Espelho de um povo
Numa altura em que todos se entretêm em lucubrações sortidas e normalmente maledicentes sobre a nossa classe política, ainda não vi nenhuma reflexão sobre o que me pareceria evidente: que os políticos que temos são o retrato do país que somos e que continuaremos a ser enquanto todos nós, como sociedade, não evoluirmos comportamentos diferentes.
O que me aconteceu hoje de manhã - e me deixou profundamente irritada - exemplifica porque razão urge essa reflexão. O equipamento que há cerca de um ano ando a tentar comprar, chegou ontem à noite, finalmente, ao aeroporto. A nossa legislação concede franquia aduaneira na compra de materiais destinados a investigação científica - e eu sou portadora de uma declaração da Direcção-Geral das Alfândegas afirmando isso mesmo para este equipamento em particular. Depois de informada pelos serviços adequados do que necessitava fazer, dirigi-me cerca das 9 h para o terminal de carga do aeroporto, munida de toda a documentação necessária, para levantar o equipamento. No Edifício 133, depois de pagar 12 euros, muito rapidamente fiquei portadora de um dos dois documentos em falta, a carta de porte. Faltava-me apenas um, que me informaram ser tão rápido e fácil de obter quanto aquele, que me seria fornecido no edíficio ao lado, o 134, onde funciona a alfândega - e onde estão instalados os despachantes.

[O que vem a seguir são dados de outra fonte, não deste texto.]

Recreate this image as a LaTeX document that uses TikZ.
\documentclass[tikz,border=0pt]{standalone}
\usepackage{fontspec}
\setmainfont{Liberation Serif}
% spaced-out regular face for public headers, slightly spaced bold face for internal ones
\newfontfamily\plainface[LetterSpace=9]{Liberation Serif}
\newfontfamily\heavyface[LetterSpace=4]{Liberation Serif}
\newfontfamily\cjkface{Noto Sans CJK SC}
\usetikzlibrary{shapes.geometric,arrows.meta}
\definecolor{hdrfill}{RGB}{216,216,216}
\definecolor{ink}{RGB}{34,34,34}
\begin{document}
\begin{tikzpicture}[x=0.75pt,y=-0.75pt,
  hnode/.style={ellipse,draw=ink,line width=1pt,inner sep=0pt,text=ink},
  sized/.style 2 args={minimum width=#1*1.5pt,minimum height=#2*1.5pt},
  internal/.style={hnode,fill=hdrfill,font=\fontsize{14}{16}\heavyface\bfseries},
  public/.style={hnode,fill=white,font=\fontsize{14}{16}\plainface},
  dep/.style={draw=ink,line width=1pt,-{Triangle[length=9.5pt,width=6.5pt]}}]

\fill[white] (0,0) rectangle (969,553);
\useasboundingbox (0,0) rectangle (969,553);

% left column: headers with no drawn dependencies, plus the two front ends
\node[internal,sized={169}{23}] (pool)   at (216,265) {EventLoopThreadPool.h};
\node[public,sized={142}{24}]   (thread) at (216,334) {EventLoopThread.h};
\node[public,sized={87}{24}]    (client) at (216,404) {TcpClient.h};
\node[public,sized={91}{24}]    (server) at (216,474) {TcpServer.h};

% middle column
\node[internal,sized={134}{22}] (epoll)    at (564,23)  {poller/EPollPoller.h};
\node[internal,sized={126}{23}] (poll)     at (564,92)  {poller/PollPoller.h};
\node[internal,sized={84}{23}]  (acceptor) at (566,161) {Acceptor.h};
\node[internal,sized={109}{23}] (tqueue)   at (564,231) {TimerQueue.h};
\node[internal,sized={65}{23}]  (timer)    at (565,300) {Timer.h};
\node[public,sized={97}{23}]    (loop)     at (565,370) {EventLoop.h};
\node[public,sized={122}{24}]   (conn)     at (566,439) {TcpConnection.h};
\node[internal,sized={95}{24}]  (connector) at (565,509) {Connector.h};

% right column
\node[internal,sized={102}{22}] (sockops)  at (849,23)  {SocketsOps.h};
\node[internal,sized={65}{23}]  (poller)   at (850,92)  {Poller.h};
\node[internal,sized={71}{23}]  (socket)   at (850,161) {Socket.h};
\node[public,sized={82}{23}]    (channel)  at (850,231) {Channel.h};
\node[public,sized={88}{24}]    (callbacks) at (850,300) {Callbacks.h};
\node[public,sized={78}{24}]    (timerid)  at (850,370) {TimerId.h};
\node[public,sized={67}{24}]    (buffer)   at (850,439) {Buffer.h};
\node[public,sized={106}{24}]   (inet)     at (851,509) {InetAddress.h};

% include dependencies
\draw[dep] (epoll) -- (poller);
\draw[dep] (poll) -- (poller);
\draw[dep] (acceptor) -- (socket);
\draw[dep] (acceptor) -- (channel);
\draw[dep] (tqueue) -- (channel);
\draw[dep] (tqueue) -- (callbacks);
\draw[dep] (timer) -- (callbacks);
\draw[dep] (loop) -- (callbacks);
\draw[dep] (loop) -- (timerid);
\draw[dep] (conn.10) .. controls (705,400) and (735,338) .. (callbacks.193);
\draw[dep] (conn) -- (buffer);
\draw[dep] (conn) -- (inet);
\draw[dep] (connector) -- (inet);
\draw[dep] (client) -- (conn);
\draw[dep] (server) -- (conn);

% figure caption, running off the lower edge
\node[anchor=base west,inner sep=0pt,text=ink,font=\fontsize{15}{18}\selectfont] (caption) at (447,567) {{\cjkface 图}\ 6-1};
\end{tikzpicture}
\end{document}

De facto, a coisa parecia estar a correr rapida e facilmente até o preço do equipamento vir ao barulho. Aí, a funcionária, inenarrável, que me atendia mudou o discurso e o procedimento passou a assumir uma complexidade tal que a senhora precisou, subitamente, ir investigar os trâmites necessários.
Ao fim de uma hora de seca, informou-me muito atabalhoadamente que, por razões de estatística (!?), eu precisava preencher um documento único, um tal de DU, de tal forma complexo que o melhor era ser um profissional, um despachante ali mesmo ao lado, a preenchê-lo. Só depois de eu ter exigido falar com a directora de serviço, a senhora muito corada, me indicou onde eu podia comprar o tal DU (que estou a preencher neste momento com a ajuda de colegas meus que passaram por pesadelos semelhantes). Toda a conversa decorreu nuns moldes tais que foi claro, quer para mim quer para o funcionário do Técnico que me acompanhava, aquilo que a senhora, ainda muito corada, negou às secretárias da directora: que me estava a empurrar para um despachante - o mesmo que depois lhe entregaria a tal DU complicadérrima já que é ela que trata deste tipo de coisas isentas.
Não há nada na lei que obrigue ser um despachante a levantar qualquer coisa da alfândega nem, estranhamente, parece haver uma tabela fixa para o serviço. No meu caso, aquilo por que paguei 15 euros, mais concretamente 14,95 euros, andei entretida nestes meses de espera a tentar saber quanto custaria se fosse um despachante a fazer. O preço que me foi pedido oscilou entre 7200 euros, isso, sete mil e duzentos euros, e «alguns centenas de euros, só na altura se pode dizer». Não faço ideia quanto me seria cobrado pelo tal despachante ali mesmo ao lado mas seria certamente muito, mas muito mais do que os 15 euros que custam os dois documentos necessários.
Coisas destas acontecem em todo o lado, procedimentos que são baratos e deveriam ser simples e automáticos assumem, na boca de funcionários de serviços sortidos, complexidades inexplicáveis (e inexistentes ou que eles mesmos criam) que só podem ser resolvidas por meia dúzia de eleitos iluminados que se fazem cobrar bem pelo serviço.
Não percebo nada de direito e portanto não sei se isto configura algo ilegal mas parece-me que esta anormalidade instalada é muito propícia a corrupçõezinhas sortidas, daquelas que não fazem manchetes de jornais mas que mancham inexoravelmente um povo complacente com este estado de coisas. Enquanto o tolerarmos, este estado de coisas, e não recusarmos sermos cúmplices delas, não temos, penso eu, autoridade moral para nos indignarmos com coisas que são, na essência, igualzinhas. Dá trabalho e maçada, eu sei, mas aceitar comportamentos destes só porque generalizados ao nível do manga de alpaca é, outra vez para mim, a banalização do mal de que depois nos queixamos.